Answer:
9.99 grams of NaCl
Explanation:
First, it has to be considered that the elemental form of halogens (like chlorine and iodine) are diatomic molecules. So, we can re-write the reaction as follows:
Cl2(g) + NaI(s) --> NaCl(s) + I2(s)
And then, if we balance the equation we will get the following:
Cl2(g) + 2NaI(s) --> 2NaCl(s) + I2(s)
So if we have enough Cl2(g) (as stated by the question in the part: "with excess chlorine gas"), 2 moles of NaI will produce 2 moles of NaCl.

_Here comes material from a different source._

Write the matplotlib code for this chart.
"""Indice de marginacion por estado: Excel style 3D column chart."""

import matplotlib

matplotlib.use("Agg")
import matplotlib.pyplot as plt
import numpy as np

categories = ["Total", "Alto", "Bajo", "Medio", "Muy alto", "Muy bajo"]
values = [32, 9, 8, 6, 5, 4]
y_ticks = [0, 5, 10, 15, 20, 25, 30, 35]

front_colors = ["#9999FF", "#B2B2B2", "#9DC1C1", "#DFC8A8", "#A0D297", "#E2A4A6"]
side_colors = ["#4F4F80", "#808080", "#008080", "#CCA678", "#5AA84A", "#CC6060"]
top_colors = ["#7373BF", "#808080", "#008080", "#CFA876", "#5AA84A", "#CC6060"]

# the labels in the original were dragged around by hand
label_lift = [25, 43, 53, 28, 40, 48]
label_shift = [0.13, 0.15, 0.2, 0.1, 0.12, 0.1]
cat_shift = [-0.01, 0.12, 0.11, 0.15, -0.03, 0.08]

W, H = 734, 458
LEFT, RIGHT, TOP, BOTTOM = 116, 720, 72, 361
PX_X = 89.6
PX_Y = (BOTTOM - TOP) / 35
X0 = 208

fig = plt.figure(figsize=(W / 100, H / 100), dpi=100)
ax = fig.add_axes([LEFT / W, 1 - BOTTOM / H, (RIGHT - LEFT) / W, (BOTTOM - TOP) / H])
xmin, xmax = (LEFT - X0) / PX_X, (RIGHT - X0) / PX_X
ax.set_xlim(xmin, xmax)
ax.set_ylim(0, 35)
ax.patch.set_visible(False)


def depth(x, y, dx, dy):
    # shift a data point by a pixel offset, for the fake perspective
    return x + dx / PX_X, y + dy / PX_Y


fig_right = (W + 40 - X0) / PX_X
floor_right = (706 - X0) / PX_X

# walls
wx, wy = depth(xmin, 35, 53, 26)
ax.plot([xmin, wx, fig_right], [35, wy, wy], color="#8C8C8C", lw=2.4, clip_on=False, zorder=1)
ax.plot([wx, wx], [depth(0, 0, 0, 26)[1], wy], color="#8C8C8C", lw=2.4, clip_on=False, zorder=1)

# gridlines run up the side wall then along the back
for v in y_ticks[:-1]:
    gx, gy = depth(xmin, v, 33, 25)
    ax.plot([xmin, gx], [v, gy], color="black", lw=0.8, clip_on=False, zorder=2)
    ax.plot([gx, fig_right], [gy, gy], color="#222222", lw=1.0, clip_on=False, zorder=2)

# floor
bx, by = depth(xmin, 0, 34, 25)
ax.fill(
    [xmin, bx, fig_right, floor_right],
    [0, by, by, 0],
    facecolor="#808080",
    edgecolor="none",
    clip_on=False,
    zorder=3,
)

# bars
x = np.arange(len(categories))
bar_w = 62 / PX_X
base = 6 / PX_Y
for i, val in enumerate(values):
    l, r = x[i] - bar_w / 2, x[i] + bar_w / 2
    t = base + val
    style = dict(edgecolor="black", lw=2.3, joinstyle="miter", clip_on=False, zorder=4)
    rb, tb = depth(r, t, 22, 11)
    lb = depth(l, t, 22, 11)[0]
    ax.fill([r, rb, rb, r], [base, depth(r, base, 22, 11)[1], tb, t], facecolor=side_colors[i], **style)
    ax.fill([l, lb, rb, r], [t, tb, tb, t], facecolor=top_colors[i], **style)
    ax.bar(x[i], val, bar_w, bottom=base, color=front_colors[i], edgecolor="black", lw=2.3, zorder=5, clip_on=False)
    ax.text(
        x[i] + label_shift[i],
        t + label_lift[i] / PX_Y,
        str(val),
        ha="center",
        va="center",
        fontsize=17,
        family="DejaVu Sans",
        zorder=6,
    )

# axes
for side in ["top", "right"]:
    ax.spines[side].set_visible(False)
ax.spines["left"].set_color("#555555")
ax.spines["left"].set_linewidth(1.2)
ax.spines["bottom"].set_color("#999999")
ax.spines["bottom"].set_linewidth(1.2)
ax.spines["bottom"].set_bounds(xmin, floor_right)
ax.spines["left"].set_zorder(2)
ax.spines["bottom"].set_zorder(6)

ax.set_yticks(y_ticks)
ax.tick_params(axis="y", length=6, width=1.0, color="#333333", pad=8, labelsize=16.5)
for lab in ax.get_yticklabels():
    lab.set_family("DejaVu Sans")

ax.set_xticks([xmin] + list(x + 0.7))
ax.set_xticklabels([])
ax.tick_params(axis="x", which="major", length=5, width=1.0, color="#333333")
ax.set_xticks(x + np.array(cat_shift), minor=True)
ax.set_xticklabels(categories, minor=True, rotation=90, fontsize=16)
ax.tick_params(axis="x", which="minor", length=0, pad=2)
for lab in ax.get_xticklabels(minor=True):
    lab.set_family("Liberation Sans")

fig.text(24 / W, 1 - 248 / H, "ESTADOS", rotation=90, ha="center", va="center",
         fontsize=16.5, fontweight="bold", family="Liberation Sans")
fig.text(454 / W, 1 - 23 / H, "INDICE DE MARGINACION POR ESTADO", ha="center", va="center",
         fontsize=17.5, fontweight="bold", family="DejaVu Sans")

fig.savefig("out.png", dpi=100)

Considering the molar mass of NaI: 149.9 g/mol (Na=23, I=126.9) and applying a rule of three we can find out how many moles we have of NaI in 25.6 grams:
149.9 g --> 1 mol
25.6 g --> ? mol
? = 1.708x10^{-1} mol
So, if 2 moles of NaI produces 2 moles of NaCl, then 1.708x10^{-1} mol of NaI will produce 1.708x10^{-1} mol of NaCl
Now, we need to convert the moles of NaCl to grams using its molar mass: 58.5 g/mol (Na=23, Cl=35.5) and, as we did with NaI, we can apply a rule of three:
58.5 g --> 1 mol
? g --> 1.708x10^{-1} mol
? = 9.99 grams of NaCl
So, with the reaction of 25.6 grams of NaI (sodium iodide) with enough Cl2(g) (chlorine gas) we get 9.99 grams of NaCl (sodium chloride).